The problem, it seemed, was rooted in the fact that what traditionally separated LIC from Astoria was not a street, but the clustering of residential pockets with much industrial area in between. That industrial area was long sprinkled with homes and some fully residential strips such as Crescent Avenue as it runs through Dutch Kills. And I lived in a residential pocket within a greater industrial area. Adding to that, is how the upper rim of the Queensbridge Houses on 40th Ave feels like a solid border because it’s followed abruptly by an industrial zone. And as Queensbridge is known to be solidly in LIC, it’s easy for any residential areas north of it to seem like – well, now we’re in Astoria, or something.
I named this blog Corner of Astoria because it rolled off the tongue well. But I never felt satisfied with that designation. And I possibly never will.
Why are Millennials so ready to push out Carolyn Maloney from congress and take her seat? Last year, it was Suraj Patel, who said it was time for a new generation to take on the established MOC in the 12th NY district and push for tougher reforms such as eliminating ICE. (This worked for his peer AOC in neighboring NY-14 but couldn’t help him enough.) Now, two women are taking on Maloney – Erica Vladimir, 32, the former state senate staffer who last year accused State Sen. Jeff Klein of forcibly kissing her, and Lauren Ashcraft, 30, an LIC-based activist and comedian. Vladimir’s big thing is education policy. For Ashcraft, it’s getting money out of politics. Maloney has been in congress since 1992, when Vladimir and I were five and Ashcraft was three.
Libraries open Sunday
As I write this at about noon Saturday, it’s 93 degrees Fahrenheit out. By this morning, at least six deaths were recorded around the country during this record heat wave from the Midwest to the East Coast. Tomorrow, Queens Library will keep open 11 branches that are normally closed Sundays.
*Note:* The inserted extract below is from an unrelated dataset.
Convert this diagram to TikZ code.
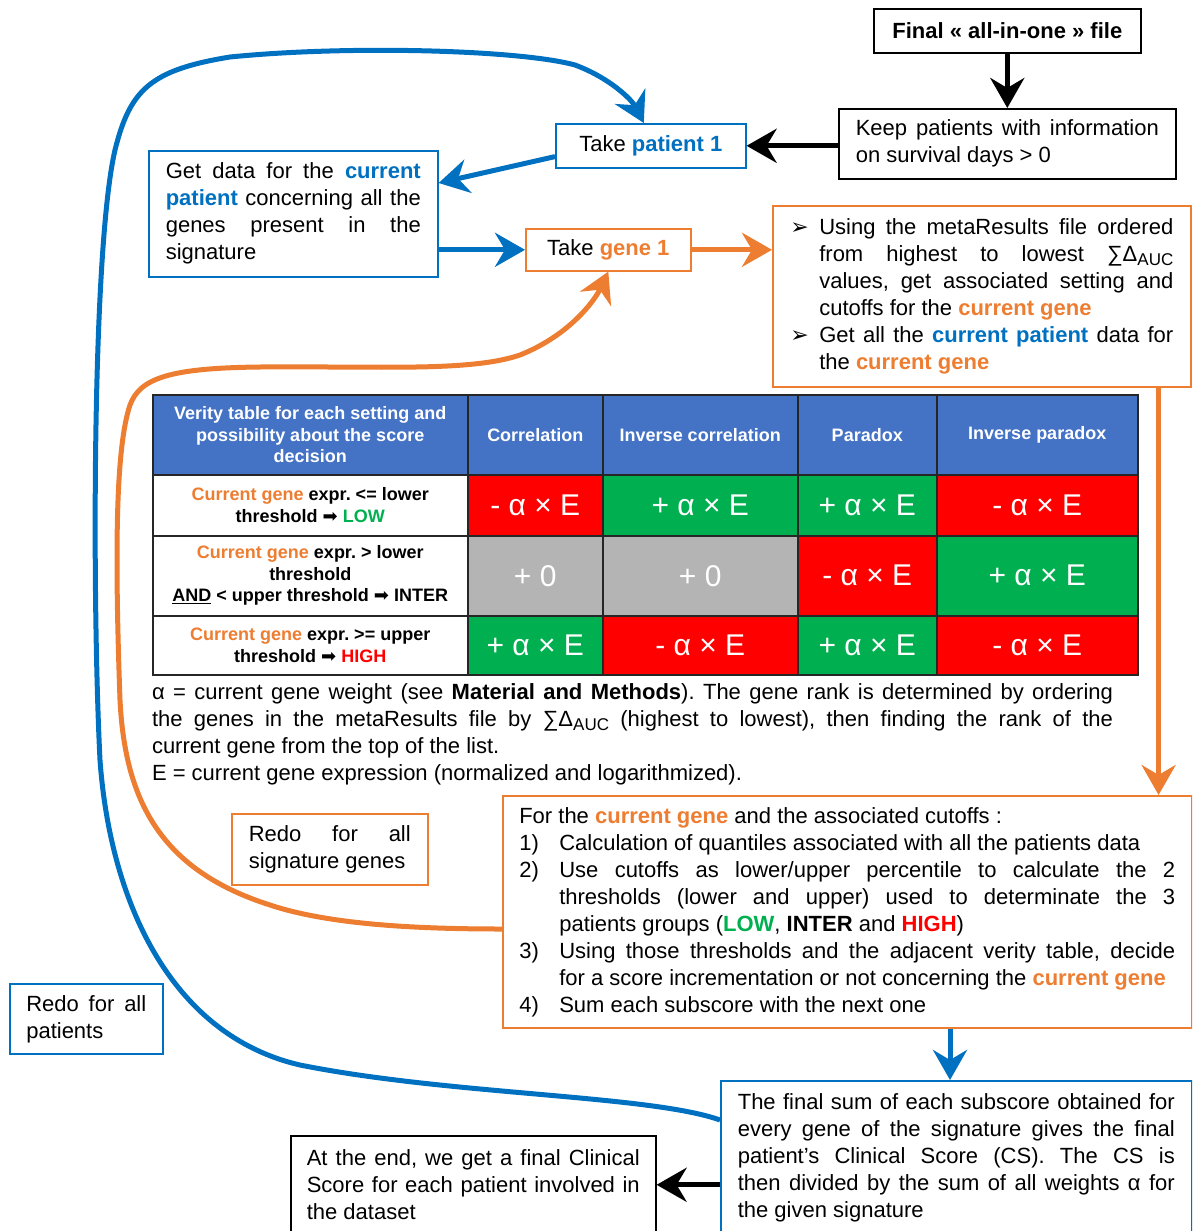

That includes the LIC branch in Ravenswood, the Astoria Branch on west end of Astoria Boulevard and the Broadway branch.
AG on Court Square subway flood
The viral Subway Creatures video showing the Court Square G/7 subway station submerged in water during the epic rainstorm Wednesday night – nearly sending someone into a moving train, prompted State Sen. Michael Gianaris to write a letter asking State Attorney Gen. Letitia James to look into it. The AG then launched an inquiry into two construction companies at work at the site.